» PROBLEM TO WORK ON: Look through the data and write out every line with the word "this" in it.

Figure scripts
.....

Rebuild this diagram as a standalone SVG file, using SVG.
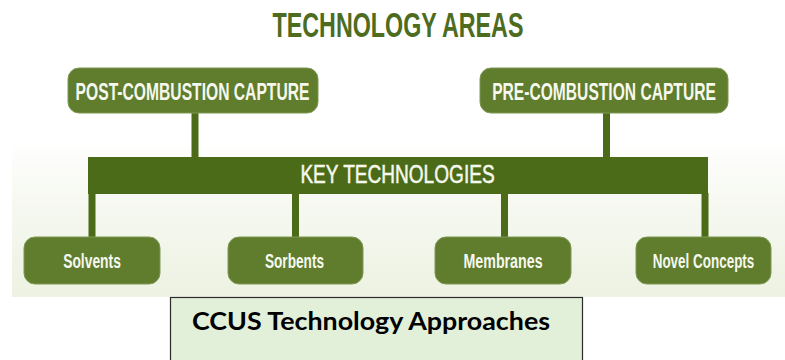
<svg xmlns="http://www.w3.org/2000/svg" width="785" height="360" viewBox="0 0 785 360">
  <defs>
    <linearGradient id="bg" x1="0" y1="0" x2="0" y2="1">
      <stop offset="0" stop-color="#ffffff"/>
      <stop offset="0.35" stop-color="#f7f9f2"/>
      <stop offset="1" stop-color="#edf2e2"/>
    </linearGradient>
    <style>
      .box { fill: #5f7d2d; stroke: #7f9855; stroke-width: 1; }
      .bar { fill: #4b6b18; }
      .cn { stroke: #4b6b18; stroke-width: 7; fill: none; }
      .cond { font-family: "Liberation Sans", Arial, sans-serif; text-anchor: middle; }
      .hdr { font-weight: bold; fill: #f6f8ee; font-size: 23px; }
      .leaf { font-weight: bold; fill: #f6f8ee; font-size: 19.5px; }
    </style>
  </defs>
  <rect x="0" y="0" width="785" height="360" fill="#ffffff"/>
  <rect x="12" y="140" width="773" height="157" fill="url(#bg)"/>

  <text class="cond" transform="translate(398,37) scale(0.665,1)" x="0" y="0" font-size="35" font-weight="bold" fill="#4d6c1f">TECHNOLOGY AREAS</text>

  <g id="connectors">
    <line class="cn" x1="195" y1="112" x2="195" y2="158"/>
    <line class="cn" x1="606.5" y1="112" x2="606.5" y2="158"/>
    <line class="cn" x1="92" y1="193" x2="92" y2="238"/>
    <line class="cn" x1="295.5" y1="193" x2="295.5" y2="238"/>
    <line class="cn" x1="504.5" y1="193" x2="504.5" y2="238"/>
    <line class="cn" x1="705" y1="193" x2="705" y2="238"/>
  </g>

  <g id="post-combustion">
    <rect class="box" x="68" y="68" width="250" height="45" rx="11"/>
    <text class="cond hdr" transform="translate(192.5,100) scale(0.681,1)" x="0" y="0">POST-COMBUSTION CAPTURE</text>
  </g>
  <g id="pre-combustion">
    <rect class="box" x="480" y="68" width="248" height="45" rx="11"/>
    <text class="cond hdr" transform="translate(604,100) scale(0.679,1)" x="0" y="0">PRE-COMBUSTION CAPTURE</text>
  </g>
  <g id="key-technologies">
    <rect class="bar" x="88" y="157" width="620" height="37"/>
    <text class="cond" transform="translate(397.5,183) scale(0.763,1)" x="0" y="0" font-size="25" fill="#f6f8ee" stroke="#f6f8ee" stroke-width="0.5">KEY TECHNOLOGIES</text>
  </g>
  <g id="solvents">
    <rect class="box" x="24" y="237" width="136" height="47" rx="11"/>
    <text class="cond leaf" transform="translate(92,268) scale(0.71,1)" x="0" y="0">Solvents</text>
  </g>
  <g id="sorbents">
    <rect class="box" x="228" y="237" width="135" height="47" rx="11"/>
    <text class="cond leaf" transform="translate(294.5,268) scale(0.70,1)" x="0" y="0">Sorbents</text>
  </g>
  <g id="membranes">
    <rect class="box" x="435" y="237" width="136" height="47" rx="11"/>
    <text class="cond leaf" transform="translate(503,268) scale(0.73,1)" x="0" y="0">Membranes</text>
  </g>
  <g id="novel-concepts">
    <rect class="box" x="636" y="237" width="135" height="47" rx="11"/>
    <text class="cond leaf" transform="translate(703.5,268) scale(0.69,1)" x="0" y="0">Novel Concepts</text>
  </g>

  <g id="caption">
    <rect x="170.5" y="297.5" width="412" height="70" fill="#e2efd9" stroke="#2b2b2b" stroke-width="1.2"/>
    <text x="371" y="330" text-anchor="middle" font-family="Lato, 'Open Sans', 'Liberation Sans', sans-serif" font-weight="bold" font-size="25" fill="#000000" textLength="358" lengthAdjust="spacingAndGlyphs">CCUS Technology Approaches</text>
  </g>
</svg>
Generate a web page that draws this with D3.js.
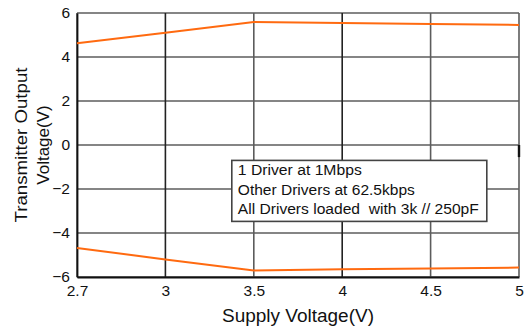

.....

» EXPECTED OUTPUT:
Rebuild this diagram as a standalone SVG file, using SVG.
Generate a web page that draws this with D3.js.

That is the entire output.